3 Harold Ancart (né en 1980)
Sans titre , 2018
300 000 $
Bâton à l’huile et crayon sur toile dans un cadre d’artiste
205,7 x 287,0 (cm)
Harold Ancart est un artiste belge, il a fait l’école de La Cambre à Bruxelles où on lui avait dit « la peinture et la sculpture c’est mort ». Après un passage aux Etats-Unis, il revient à la peinture mais par des biais détournés. Il a commencé à faire des installations murales de peinture libre. Ces tableaux sont presque comme des dessins préparatoires, des carnets de dessins. Nouvelle évolution vers l’abstraction dans son travail.
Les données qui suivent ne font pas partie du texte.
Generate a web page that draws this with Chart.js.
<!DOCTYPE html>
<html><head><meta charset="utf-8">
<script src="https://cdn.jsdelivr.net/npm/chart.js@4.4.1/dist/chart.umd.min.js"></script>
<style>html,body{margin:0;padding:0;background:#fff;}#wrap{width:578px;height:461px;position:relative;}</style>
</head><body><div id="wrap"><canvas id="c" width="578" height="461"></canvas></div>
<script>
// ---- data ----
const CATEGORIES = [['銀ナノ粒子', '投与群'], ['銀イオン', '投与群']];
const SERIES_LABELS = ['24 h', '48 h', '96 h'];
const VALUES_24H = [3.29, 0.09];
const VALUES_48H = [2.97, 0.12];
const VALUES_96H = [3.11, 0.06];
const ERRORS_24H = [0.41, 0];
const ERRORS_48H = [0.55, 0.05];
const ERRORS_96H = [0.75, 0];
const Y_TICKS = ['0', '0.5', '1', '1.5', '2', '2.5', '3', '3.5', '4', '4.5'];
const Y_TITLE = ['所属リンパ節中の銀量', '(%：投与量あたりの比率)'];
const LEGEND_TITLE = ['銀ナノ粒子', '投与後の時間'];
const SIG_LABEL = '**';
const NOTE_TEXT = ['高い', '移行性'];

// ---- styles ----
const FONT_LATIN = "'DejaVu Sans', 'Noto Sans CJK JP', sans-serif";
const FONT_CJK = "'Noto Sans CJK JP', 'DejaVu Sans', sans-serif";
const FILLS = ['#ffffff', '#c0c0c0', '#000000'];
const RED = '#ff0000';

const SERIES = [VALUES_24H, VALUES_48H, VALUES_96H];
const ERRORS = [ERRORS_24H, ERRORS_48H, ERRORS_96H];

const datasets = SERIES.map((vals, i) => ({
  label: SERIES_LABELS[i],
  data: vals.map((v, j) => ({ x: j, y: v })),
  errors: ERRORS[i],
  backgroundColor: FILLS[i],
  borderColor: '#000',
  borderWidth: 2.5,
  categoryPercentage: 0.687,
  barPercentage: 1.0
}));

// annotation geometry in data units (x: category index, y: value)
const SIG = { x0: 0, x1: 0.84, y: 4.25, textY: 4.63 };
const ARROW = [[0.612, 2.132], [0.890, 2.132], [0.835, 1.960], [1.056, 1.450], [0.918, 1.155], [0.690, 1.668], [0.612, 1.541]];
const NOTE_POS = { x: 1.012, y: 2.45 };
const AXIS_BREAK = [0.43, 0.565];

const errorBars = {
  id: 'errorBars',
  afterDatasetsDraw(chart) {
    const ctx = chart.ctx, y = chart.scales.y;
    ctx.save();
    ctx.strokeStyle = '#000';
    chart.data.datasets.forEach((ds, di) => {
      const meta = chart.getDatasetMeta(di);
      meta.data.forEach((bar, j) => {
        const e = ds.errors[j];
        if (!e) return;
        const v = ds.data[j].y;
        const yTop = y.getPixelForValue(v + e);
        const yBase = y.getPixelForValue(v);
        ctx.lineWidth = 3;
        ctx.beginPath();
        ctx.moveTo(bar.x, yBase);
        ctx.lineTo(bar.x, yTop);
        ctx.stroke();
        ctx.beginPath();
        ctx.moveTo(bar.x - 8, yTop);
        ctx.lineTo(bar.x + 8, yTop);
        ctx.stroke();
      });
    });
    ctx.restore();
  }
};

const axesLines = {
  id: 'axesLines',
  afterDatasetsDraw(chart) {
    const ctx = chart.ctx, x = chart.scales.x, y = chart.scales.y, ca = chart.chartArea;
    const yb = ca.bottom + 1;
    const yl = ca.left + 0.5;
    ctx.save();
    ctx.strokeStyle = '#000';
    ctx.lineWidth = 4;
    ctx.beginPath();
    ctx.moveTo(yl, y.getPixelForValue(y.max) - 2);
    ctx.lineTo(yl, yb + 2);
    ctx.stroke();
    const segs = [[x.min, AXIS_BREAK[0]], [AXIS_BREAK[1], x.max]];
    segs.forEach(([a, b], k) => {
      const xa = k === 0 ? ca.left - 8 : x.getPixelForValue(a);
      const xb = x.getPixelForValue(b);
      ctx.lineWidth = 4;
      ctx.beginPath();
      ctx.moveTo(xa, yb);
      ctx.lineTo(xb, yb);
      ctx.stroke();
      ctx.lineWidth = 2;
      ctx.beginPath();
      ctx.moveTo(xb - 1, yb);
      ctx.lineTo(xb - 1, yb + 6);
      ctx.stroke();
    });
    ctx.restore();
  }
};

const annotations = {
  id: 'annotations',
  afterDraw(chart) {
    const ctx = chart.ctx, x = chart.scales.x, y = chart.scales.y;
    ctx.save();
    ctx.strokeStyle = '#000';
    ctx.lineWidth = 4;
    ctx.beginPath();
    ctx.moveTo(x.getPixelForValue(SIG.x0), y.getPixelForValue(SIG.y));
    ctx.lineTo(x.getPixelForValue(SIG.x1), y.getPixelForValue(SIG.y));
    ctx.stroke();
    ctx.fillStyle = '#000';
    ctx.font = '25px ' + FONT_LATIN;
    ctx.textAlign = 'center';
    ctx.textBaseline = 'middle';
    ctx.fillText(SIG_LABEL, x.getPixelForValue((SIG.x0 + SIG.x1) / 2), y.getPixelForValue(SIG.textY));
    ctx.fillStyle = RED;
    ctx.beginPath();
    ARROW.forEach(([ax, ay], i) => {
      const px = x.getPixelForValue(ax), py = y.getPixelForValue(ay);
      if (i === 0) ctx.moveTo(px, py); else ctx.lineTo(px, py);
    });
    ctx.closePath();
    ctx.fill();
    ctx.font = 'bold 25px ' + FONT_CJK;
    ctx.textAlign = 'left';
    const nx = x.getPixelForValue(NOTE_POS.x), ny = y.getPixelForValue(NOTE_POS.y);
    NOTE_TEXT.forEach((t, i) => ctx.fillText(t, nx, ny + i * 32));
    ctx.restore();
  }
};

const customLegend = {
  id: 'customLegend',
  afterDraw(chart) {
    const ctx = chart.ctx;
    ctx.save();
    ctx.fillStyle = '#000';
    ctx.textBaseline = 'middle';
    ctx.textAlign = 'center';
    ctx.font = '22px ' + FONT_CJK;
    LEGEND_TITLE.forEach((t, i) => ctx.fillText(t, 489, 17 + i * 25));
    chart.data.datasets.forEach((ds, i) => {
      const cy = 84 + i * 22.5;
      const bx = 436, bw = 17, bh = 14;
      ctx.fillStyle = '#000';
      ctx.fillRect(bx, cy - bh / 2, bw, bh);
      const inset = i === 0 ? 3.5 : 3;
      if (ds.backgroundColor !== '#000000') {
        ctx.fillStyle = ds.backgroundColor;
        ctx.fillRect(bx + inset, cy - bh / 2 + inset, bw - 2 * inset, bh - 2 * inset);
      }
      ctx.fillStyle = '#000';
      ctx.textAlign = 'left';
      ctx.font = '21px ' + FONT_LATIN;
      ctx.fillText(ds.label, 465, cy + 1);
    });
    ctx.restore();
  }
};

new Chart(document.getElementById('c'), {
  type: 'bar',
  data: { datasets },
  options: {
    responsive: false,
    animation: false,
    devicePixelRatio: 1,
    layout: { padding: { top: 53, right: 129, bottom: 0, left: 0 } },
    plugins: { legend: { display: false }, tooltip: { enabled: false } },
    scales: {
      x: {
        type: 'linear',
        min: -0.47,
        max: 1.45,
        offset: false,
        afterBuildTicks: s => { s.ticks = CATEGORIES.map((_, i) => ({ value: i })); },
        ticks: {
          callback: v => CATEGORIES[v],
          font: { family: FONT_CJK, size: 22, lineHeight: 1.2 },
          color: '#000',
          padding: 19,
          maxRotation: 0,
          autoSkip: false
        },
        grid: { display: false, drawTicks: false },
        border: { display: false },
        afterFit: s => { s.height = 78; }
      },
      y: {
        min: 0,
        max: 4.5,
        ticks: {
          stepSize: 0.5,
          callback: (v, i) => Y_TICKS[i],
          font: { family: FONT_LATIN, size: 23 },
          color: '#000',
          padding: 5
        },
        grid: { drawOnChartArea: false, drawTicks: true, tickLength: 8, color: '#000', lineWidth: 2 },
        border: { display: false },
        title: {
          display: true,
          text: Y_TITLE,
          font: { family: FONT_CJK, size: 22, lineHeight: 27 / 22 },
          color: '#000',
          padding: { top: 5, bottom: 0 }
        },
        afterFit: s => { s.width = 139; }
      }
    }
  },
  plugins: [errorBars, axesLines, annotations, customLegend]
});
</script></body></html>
Il part d’un point d’horizon très précis qu’il met à grande échelle, lui donnant une autre dimension. Ses oeuvres de taille importante me semblent être les petits formats de grands formats.

4 Shara Hughes. (née en 1981)
Sournois et subtil , 2019
Huile et acrylique sur toile 172,5 x 152,5 (cm)
Sarah Hughes. J”aime son côté classique, un tableau comme mal fini, résurgence du XIXe siècle. A l’opposé des artistes, qui, il y a quelques années, déclaraient que la peinture était morte, on en revient à une peinture très classique, très XIXe siècle qu’on trouvait dans les salons à Paris.

Donna Huanca. Ses peintures sont toujours issues de performances, les corps créent les bases de la peinture laissant la mémoire du corps sur la toile. Body painting, qu’elle retravaille laissant un témoignage de sa performance. J’aime que l’oeuvre n’existe pas seule qu’il y ait ce lien, qu’on parte d’une autre chose et qu’on arrive à ce résultat, j’avais assisté à une de ses performances à Shanghaï.

6 Brent Wadden (né en 1979)
Sans titre , 2016
Peinture Fibres tissées à la main, laine, coton et acrylique sur toile 118,0 x 100,0 (cm)
Brent Wadden. Après avoir utilisé la peinture, il s’est mis à faire du tissage, ce qui est intéressant de la part d’un homme, par opposition à l’idée qu’on se fait d’un savoir faire utilisé par les femmes.

Miriam Cahn est née en 1949, est connue pour ses portraits désincarnés, fantomatiques. Cette fois ci ce sont des arbres traités comme des têtes qui font penser aux portraits sans visage qu’elle fait. Au départ elle travaille le fusain et la craie et ensuite elle utilise la peinture à l’huile d’une manière très particulière comme une aquarelle.

8 Matthew Lutz-Kinoy (né en 1984)
Sans titre , 2020
Peinture acrylique sur toile
225,0 x 280,0 (cm)
Matthew Lutz-Kinoy. Je trouve très beau ce côté classique qui fait référence à Delacroix mais avec une échelle surdimensionnée. Le cheval, personnage unique et principal du tableau devient le héros, contrairement aux sujets classiques, où le cheval fait partie d’une scène . Il est aussi important d’imaginer la taille réelle de l’oeuvre qui mesure plus de 2 mètres.

Alicja Kwade est une artiste polonaise qui est dans la perception et l’illusion des objets qu’elle détourne et qu’elle met en scène en leur donnant une autre dimension. En utilisant le reflet du miroir, elle perturbe l’observation. Elle crée un monde parallèle. Le constructiviste des pays de l’Est inspire l’artiste.

10 Christina Quarles. (née en 1985)
Innocence Lost / In a Sense, Lost , 2020
Peinture acrylique sur toile
157,5 x 139,7 x 5,1 (cm)
Christina Quarles est née en 1985, artiste américaine vivant à Los Angeles. Double sens pour son titre Innocence Lost / In a Sense, Lost. Elle a créé l’oeuvre en réaction à la mort de George Floyd. Une vraie découverte pour moi. Une oeuvre immédiate, peinture de l’actualité, elle vit un évènement et crée un tableau.